Twitter spokeswoman Christina Thiry said the company is looking into the claims.
Twitter and The New York Times were both hit by a technique known as “DNS hijacking,” according to Robert Masse, president of Montreal, Canada-based security startup Swift Identity.
The technique works by tampering with domain name servers that translate easy-to-remember names like “nytimes.com” into the numerical Internet Protocol addresses (such as “170.149.168.130”) which computers use to route data across the Internet.
Domain name servers basically work as the Web’s phone books, and if attackers gains access to one, they can funnel users trying to access sites like The New York Times or Twitter to whichever rogue server they please.
Masse said DNS attacks are popular because they bypass a website’s security to attack the very architecture of the Internet itself.
“Companies spend a lot of time, money, resources and defending their servers, but they forget about auxiliary infrastructure that is integrally connected to their networks, like DNS.”

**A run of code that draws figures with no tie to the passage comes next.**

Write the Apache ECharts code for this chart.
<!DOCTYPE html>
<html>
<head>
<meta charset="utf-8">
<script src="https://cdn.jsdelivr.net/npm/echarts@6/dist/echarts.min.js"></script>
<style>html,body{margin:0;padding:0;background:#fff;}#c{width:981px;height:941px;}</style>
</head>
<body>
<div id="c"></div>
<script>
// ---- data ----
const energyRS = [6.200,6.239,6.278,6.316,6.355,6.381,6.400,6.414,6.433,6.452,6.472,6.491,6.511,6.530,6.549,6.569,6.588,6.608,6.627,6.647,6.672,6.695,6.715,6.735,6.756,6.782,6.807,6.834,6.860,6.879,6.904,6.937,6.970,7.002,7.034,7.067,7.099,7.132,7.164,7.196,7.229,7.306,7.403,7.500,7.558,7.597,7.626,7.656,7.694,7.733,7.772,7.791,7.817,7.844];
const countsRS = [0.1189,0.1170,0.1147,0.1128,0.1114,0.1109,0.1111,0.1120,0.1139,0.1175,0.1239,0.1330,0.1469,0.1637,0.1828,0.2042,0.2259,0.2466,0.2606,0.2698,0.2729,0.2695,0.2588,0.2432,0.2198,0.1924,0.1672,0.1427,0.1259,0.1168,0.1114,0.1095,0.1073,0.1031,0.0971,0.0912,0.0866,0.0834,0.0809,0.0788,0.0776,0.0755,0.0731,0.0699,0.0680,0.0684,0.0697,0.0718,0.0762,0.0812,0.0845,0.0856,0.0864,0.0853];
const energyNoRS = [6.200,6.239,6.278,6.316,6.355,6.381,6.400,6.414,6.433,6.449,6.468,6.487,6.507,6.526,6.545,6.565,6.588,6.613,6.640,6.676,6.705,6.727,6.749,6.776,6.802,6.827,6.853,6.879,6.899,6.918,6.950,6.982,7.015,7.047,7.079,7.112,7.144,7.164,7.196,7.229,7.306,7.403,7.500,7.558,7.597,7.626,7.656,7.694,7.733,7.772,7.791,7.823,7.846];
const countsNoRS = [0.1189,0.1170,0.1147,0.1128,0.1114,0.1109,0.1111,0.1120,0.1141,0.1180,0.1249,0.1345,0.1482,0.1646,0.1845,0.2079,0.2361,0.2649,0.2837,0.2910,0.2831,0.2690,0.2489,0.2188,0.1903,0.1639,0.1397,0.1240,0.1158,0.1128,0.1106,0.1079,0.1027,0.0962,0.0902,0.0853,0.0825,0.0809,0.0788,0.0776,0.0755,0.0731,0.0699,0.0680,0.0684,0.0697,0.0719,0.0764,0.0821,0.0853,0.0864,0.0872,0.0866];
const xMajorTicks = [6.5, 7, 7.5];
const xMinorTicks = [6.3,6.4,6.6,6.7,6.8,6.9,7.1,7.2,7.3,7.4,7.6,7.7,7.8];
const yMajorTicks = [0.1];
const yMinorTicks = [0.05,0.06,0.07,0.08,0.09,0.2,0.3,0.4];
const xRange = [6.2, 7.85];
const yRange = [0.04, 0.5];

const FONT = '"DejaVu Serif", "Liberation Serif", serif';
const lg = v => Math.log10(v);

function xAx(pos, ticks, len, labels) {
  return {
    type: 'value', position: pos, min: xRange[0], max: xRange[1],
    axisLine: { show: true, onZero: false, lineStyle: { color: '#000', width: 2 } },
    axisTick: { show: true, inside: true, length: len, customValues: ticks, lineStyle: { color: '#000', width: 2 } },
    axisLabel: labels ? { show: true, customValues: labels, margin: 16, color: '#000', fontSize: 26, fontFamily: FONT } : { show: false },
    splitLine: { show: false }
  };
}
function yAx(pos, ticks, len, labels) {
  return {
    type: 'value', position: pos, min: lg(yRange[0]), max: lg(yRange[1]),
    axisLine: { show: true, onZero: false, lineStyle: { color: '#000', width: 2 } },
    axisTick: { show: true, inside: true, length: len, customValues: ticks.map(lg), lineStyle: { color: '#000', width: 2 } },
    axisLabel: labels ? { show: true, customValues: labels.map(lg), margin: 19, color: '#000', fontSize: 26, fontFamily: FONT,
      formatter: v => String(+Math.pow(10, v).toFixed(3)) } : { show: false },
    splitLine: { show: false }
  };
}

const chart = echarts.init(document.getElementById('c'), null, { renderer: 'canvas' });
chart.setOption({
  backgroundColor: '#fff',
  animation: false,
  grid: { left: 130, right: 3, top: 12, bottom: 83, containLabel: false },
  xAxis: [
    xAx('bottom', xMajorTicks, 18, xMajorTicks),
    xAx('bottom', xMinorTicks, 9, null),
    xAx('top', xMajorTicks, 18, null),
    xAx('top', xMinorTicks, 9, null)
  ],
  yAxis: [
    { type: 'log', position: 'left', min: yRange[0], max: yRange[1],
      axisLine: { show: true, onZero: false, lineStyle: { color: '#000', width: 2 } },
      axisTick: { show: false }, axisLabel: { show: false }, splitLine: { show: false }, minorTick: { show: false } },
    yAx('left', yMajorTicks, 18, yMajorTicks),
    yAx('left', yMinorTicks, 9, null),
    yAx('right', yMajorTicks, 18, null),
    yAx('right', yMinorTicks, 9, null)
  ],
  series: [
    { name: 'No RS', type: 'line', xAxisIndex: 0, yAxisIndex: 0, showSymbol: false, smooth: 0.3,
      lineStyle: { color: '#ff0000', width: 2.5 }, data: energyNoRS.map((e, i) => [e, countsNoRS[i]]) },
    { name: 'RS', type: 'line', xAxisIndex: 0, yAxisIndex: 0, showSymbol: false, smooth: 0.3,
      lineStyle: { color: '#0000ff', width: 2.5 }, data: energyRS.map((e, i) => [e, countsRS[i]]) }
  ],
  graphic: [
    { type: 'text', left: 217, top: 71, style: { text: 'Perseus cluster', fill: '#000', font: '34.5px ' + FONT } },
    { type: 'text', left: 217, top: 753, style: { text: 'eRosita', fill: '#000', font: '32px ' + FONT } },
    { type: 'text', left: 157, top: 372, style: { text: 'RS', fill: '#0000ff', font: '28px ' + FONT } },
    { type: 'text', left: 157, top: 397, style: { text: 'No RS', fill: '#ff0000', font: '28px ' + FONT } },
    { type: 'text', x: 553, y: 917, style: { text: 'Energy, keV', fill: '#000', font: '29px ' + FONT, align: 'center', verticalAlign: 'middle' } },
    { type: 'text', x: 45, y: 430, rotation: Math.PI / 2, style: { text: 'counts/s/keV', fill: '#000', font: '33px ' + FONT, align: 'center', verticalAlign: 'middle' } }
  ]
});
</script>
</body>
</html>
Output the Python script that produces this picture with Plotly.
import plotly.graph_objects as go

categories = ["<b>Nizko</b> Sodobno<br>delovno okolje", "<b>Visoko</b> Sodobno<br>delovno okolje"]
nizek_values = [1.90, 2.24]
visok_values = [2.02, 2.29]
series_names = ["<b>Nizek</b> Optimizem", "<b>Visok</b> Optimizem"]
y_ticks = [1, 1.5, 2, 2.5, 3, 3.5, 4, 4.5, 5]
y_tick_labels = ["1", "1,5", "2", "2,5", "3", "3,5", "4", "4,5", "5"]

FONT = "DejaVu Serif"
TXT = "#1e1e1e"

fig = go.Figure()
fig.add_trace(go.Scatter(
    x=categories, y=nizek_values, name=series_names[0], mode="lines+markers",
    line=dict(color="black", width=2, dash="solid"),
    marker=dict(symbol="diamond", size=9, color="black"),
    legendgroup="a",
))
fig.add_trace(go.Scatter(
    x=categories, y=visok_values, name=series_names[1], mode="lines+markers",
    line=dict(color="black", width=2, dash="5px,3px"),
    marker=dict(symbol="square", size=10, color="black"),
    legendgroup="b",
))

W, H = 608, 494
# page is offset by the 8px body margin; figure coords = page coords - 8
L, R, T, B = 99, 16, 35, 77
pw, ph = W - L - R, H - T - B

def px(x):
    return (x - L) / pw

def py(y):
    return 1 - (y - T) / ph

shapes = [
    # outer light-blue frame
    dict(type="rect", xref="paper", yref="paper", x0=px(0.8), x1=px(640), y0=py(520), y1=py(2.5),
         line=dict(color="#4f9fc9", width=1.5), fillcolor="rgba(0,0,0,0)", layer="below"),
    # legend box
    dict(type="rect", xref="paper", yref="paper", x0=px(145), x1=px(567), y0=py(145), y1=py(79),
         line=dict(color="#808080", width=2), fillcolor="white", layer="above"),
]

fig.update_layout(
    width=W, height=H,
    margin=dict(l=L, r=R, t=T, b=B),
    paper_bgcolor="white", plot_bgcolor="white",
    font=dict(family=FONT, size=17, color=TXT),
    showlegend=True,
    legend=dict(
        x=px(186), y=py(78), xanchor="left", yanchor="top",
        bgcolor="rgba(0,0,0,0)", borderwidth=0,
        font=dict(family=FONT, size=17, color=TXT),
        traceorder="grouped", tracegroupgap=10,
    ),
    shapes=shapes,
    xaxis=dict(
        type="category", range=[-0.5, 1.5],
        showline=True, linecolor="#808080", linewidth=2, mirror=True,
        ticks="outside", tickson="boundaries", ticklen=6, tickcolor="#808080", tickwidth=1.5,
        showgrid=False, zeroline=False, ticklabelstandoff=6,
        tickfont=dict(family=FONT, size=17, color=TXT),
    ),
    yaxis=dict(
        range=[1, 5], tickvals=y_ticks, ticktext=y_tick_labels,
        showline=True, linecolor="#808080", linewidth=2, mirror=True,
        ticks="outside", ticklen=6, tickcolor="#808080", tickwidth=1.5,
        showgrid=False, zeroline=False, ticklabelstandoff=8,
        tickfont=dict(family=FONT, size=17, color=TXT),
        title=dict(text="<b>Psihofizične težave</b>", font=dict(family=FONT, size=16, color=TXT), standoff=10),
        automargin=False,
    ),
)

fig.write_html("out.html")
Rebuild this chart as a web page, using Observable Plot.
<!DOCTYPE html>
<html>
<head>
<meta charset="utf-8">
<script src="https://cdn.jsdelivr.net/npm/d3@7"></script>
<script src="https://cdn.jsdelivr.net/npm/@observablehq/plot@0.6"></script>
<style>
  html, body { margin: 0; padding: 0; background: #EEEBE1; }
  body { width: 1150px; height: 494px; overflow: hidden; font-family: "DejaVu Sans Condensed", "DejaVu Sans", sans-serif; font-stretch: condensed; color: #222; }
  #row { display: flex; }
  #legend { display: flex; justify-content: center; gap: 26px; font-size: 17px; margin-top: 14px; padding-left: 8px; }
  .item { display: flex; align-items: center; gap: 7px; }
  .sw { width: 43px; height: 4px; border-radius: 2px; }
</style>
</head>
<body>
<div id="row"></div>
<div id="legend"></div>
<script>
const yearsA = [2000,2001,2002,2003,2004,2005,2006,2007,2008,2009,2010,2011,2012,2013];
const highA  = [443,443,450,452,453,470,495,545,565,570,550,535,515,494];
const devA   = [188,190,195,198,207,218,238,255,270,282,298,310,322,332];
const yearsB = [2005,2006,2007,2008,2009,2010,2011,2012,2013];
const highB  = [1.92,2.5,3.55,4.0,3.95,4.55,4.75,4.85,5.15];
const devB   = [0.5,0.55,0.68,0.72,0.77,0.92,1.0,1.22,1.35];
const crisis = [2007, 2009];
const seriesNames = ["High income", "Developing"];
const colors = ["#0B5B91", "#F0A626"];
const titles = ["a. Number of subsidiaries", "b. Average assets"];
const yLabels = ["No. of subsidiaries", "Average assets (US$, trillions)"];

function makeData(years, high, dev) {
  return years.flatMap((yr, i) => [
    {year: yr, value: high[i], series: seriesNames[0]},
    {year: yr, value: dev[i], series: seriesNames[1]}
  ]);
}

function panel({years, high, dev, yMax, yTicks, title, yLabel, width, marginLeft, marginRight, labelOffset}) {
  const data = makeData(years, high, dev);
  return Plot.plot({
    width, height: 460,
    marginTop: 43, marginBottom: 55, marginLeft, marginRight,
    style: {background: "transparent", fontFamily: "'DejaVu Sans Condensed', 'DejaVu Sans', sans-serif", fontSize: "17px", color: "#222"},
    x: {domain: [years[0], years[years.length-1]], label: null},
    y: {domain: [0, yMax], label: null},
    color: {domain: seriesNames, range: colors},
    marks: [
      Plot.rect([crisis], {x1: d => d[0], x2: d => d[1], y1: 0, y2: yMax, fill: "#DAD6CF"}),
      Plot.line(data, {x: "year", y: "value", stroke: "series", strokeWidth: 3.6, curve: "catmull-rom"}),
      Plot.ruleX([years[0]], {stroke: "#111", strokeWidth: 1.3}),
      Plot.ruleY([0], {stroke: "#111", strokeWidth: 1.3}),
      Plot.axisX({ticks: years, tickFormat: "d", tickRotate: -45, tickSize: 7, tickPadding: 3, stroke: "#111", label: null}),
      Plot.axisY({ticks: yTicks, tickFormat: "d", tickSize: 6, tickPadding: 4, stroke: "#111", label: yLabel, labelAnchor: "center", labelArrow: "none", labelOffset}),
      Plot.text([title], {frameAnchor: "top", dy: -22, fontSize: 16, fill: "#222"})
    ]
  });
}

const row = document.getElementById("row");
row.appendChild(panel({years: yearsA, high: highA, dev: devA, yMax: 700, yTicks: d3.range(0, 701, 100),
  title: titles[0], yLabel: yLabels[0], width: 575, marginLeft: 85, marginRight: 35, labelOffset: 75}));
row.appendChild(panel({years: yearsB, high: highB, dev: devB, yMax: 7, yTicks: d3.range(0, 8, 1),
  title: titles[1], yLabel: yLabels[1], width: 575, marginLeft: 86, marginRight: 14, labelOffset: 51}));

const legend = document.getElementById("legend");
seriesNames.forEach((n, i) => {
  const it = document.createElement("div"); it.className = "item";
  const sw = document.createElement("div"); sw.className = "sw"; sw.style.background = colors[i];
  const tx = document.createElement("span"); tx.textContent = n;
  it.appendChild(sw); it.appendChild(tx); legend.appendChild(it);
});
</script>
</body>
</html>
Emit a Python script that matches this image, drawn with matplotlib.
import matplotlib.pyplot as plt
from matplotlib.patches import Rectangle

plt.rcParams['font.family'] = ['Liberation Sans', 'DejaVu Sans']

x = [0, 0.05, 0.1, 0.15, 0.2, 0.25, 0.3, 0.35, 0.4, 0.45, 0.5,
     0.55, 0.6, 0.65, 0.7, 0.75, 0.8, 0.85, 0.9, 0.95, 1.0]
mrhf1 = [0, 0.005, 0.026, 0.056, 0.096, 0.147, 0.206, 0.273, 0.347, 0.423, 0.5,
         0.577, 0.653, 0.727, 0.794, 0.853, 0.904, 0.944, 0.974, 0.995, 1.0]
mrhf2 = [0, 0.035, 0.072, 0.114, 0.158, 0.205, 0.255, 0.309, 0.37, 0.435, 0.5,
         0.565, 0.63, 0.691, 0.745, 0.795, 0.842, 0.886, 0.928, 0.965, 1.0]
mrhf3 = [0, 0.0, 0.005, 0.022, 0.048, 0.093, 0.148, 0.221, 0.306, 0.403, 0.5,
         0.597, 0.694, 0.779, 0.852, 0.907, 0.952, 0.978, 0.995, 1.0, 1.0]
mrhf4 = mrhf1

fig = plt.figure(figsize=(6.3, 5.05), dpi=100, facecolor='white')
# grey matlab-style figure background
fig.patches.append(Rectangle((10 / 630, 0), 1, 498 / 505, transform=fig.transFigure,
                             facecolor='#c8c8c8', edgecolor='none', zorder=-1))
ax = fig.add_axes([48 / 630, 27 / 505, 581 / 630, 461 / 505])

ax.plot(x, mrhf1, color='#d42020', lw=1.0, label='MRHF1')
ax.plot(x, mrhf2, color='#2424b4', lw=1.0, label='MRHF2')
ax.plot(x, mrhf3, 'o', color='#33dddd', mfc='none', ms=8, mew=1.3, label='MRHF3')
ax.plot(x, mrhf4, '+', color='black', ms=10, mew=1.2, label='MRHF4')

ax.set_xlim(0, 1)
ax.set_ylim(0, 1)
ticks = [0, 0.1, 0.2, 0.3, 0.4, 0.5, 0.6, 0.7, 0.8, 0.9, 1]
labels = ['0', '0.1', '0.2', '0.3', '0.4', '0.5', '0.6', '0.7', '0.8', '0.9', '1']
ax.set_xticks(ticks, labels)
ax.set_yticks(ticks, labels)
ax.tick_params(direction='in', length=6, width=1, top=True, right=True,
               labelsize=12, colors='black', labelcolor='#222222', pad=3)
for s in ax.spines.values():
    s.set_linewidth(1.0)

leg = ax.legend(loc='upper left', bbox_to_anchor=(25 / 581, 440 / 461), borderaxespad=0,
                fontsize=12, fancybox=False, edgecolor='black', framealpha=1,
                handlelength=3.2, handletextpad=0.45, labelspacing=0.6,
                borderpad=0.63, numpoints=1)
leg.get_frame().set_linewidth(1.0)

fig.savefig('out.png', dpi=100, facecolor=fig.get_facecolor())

The domains for both Twitter.com and the NYTimes.com today pointed to an Australian company called Melbourne IT, a “world leader in domain name registration.” Their spokesman did not immediately respond to comment. Renesys Corp. meanwhile tracked the Internet protocol addresses back to the same ones as the Syrian Electronic Army’s sea.sy which the firm said in a Twitter message has been hosted in Russia since June.
Michael Fey, a chief technology officer at Santa Clara, Calif. based cybersecurity firm McAfee, said today that as long as media organizations play a critical role as influencers and critics, they will continue to be targets of cyber-attacks.
He said the battle tactics are broad, from denial of service attacks, to targeted attacks using social engineering and to deploying information-gathering Trojans.
“Regardless of technology or tactics deployed, we should expect to see more of these attacks,” he said.
FBI spokeswoman Jenny Shearer at the Washington D.C. headquarters said the agency has no comment on the attack.
Cybersecurity experts said hijacking attacks are preventable.
“As this incident illustrates, any time you integrate third party code into your site, it presents a new attack vector for hackers. You must not only ensure your own code is secure, but you must also rely upon third parties’ security practices,” said Aaron Titus, a privacy officer and attorney at New York-based privacy software firm Identity Finder.